Tout se touche et se mêle en ce monde heurté du moyen-âge. Je parlais tout à l’heure de l’abbaye d’Augie-la-Riche ou de Richenaw, laquelle était située dans une île du lac de Constance. C’est là que vécut, c’est là que fut enterré Wettin. Eh bien ! la tombe de ce religieux confine peut-être à celle du roi visionnaire Charles-le-Gros, qui y fut également inhumé soixante-quatre ans plus tard, en 888. Ainsi deux visionnaires à côté l’un de l’autre, un prince et un moine qui se rapprochent dans la mort !

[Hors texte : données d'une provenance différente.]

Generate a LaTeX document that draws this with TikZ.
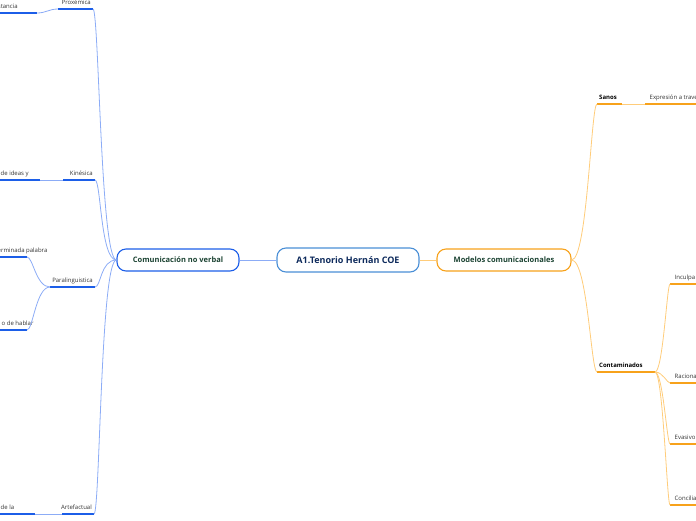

La légende de Charles-le-Gros eut une grande célébrité au moyen-âge[1]. Comme ce roi revenait des matines et qu’il allait se coucher, un inconnu vêtu de blanc vint l’enlever, qui tenait à la main un peloton rayonnant comme une comète ; il en déroula un bout et dit à ce prince de se l’attacher au pouce droit, afin que ce fil lumineux le guidât dans les labyrinthes infernaux. À peine Charles était-il arrivé en un lieu où étaient punis les mauvais évêques

  1. Voir le continuateur de Bède, De Gest. Anglor., liv. II, chap. II. — Acad. des Inscript., XXXVI, 207.